Alternatives remain core to family office portfolios, making up 42% of allocations globally. But the composition is evolving. Private equity exposure has edged lower, reflecting a slower exit environment and some reluctance to recommit to new vintages.
Yet the decline is modest and with M&A activity and IPO markets stirring back to life, there are signs this will reverse. Private real estate and infrastructure allocations have grown slightly, reflecting the appeal of tangible assets tied to long-term themes such as digitisation and demographics.
Private credit, too, is drawing capital, offering attractive yield and downside protection in a more normalised rate environment.
Hedge fund allocations, steady at 6%, continue to serve as a volatility buffer, with systematic and multi-strategy approaches gaining interest.
AI moves from niche to embedded.
Perhaps the most important finding is the ubiquity of AI. Eighty-six percent of family offices now report some form of investment in the space, with exposure not just through venture capital but across public equities, industrials, and energy.
The secondary beneficiaries of AI such as data centres, power infrastructure and industrial suppliers are increasingly on the radar. Inside the family offices themselves, AI is already a working tool: half are using it for research, data analysis and productivity, with more exploring portfolio optimisation and risk management.
AI has shifted from a bet on the future to a practical reality in both operations and allocation.
Digital assets gain legitimacy.
Cryptocurrencies, once dismissed as fringe, are now present in one-third of family office portfolios. That’s double the proportion in 2021. Regional differences remain stark: APAC leads both in adoption and future intent, with nearly four in ten planning to increase exposure.
While the Americas and EMEA are more reserved, even there digital assets are increasingly being treated as a potential tail-risk hedge. The days of crypto as an eccentric experiment appear to be fading; it is slowly becoming part of the mainstream toolkit.
From sports to healthcare, passion meets capital.
The report also highlights how family offices are leaning into sectors that combine passion with institutional potential. A quarter already invest in sports franchises or the wider ecosystem, with another quarter showing interest.
Media and content rights are identified as the most powerful future value driver, aligning with the battle for premium live-sports broadcasting.
Healthcare, industrials and energy also feature strongly, often linked to the secondary effects of AI and the need for resilient infrastructure.
What emerges is not a picture of investors battening down the hatches, but one of constructive positioning. More than a third of family offices plan to increase allocations to both public equities and private equity in the next 12 months. A quarter will add to private credit.
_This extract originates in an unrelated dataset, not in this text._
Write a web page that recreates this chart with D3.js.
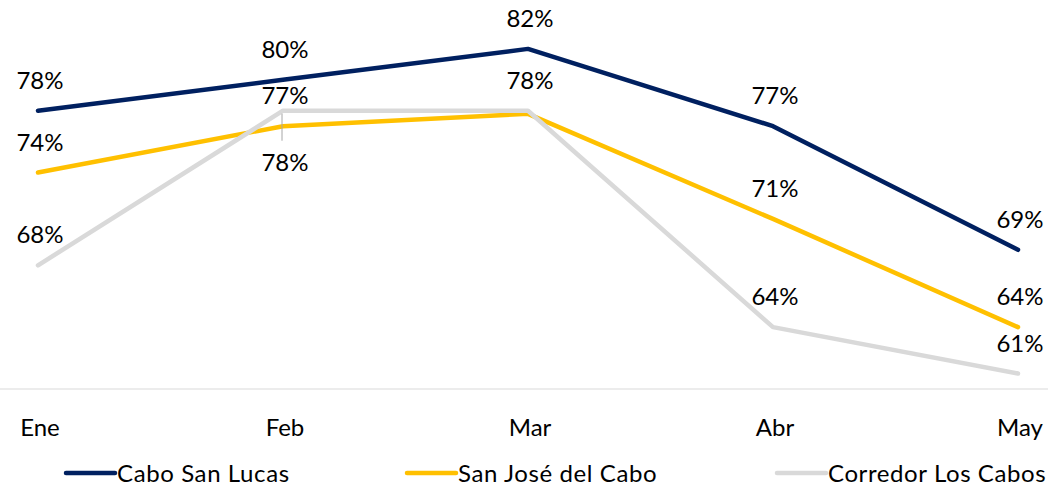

Cash holdings steady at 12% are expected to fall as dry powder is deployed into risk assets.
This is not capital that is hiding; it is capital that is leaning forward.
Why this matters.
Family offices do not just follow institutional flows they often precede them. Free from external mandates, they can act early, set long-term positions and ride out dislocation. Their conviction around technology, AI, secondaries and private credit is likely to shape broader capital markets over the coming cycle. For managers, advisers and allocators, the lesson is clear: watch what family offices are doing, not just what they are saying.
The Goldman Sachs report is a reminder that despite a climate of heightened risk, the most flexible investors are signalling opportunity.
Family offices are adapting to the terrain and in doing so, pointing to where the next wave of capital may be heading.